In light of this approach, we will, from time to time, pick out highly paid directors who are treated as independent in the company's proxy statement. Sometimes the high level of director compensation is due to unusual or anamolous circumstances and may, in fact, not be material. Thus, at Andarko Petroleum, Preston M. Geren III was listed as independent and having total compensation of $639,780. Of that amount, however, $531,187 was in the form of grants (options and stock). The amount, however, related to stock options that had apparently been previously awarded but subject to a suspension of the vesting period while Mr. Geren III served as the Secretary of the Air Force under President Bush. See Proxy Statement, at p. 23.

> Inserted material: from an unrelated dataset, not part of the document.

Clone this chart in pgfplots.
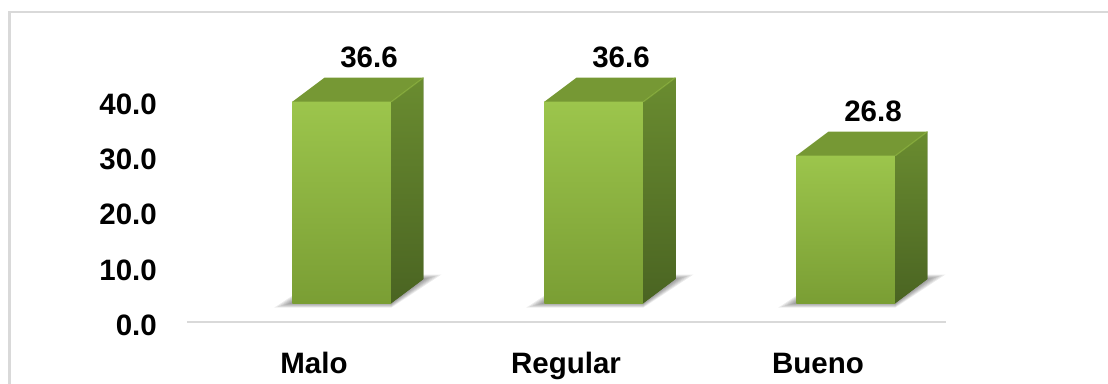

On the other hand, sometimes the director is simply well paid and still characterized as "independent." Take for example MURPHY OIL CORP. William Nolan, the non-employee chairman of the board, received total compensation of $564,001 (with $238,500 in fees and $233,375 in stock awards). Moreover, those were not the only contacts with Murphy. As the proxy statement described:
- All directors, other than Mr. Deming and Mr. Wood, have been deemed independent by the Board based on the rules of the New York Stock Exchange and the categorical standards of independence included in the Company's Corporate Governance Guidelines. As part of its independence recommendation to the Board, the Nominating Governance Committee considered familial relationships (Mr. Deming, Mr. Murphy, Mr. Nolan and Mrs. Theus are first cousins) and ordinary course of business transactions with BancorpSouth (Mr. Kelley) which was below the applicable threshold. The Committee also considered aviation interchange and related agreements with Murphy Family Management LLC (Mr. Murphy) and Munoco Company L.C. (Mr. Nolan).
The circumstances are at least disclosed and the market can largely make up its own mind (although the significance of an "aviation interchange" is not particularly apparent). Nonetheless, the fact that the NYSE allows this director to be characterized under its rules as "independent" demonstrates why the Dodd Bill is giving this authorizing to the SEC to intervene in this area.